To reduce overlap, simplify operations, and manage debt, CMCO is divesting its U.S. power chain hoist and chain manufacturing operations. The facilities being sold—Damascus, Virginia, and Lexington, Tennessee—will fetch $210 million upfront plus an earn-out of up to $25 million. Net cash proceeds (post-tax and transaction costs) are expected to be ~$160 million, with the remainder (~$50 million) consumed by taxes and related costs. These proceeds will be applied toward acquisition financing debt.
Financial projections for the combined company are ambitious but plausible. CMCO expects $70 million in annual cost synergies, targeting pro forma net sales of $2.00-2.05 billion and Adjusted EBITDA of $440-460 million for FY 2026, should both transactions close by April 1, 2025. Margins are expected to improve to the mid-20s percent on a synergy-adjusted basis.
Risks are significant. The acquisition is subject to regulatory reviews, notably the Antitrust Division under Hart-Scott-Rodino, and potential delays in closing could disrupt guidance. Integration challenges, especially combining product lines and reorganizing manufacturing, could hamper synergy capture. Meanwhile, the divested operations have been core to CMCO’s legacy business, and workforce transitions may complicate operations, potentially affecting customer relationships. Open questions around revenue synergies, not yet quantified, also remain.

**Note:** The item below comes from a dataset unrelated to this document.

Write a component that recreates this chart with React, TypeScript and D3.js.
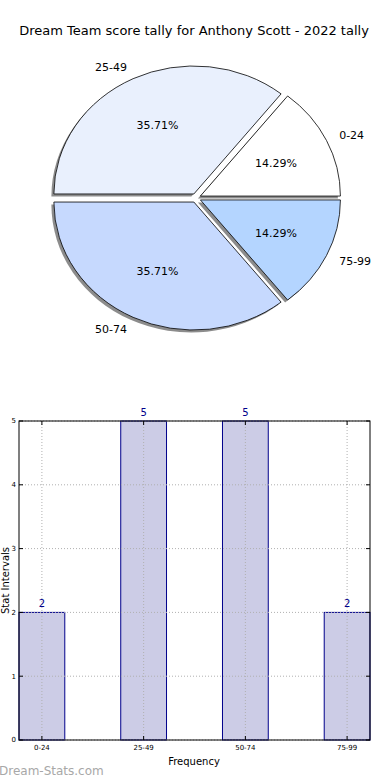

Investor focus will likely be on execution (regulatory, cost savings, integration), the impact on GAAP EPS (expected to be dilutive in FY 2026), and how quickly leverage can fall below 4.0x net debt/EBITDA by end FY 2028.
Supporting Notes
- CMCO will acquire Kito Crosby from KKR in an all-cash transaction valued at $2.7 billion, subject to post-closing adjustments and regulatory approvals.
- Kito Crosby in 2024 generated ~$1.1 billion in revenue via its global channel network, with ~4,000 employees across multiple plants in ~50+ countries.
- Funding of the deal includes $3.05 billion in committed debt from JPMorgan (including $500 million revolving credit facility) plus $800 million perpetual convertible preferred equity from CD&R; CD&R to get ~40-42% of shares as converted.
- Annual net run-rate cost synergies estimated at $70 million; combined adjusted EBITDA margin (synergy‐adjusted) expected to be mid-20s percent.
- Divestiture: U.S. power chain hoist and chain manufacturing operations (Damascus, VA; Lexington, TN) sold to Pacific Avenue Capital Partners affiliate for $210 million plus earn-out up to $25 million.
- Cash proceeds from divestiture approximately $160 million (after ~$50 million in taxes and transaction costs), to be used for reducing acquisition‐related debt.
- Pro forma FY 2026 outlook includes net sales of $2.00-2.05 billion and Adjusted EBITDA of $440-460 million, assuming both transactions closed April 1, 2025.
- Expected GAAP EPS dilution in FY 2026 due to transaction expenses, purchase accounting adjustments, integration costs.
- Primary capital allocation priority post‐closing: debt reduction; target Net Leverage Ratio below 4.0x by end FY 2028.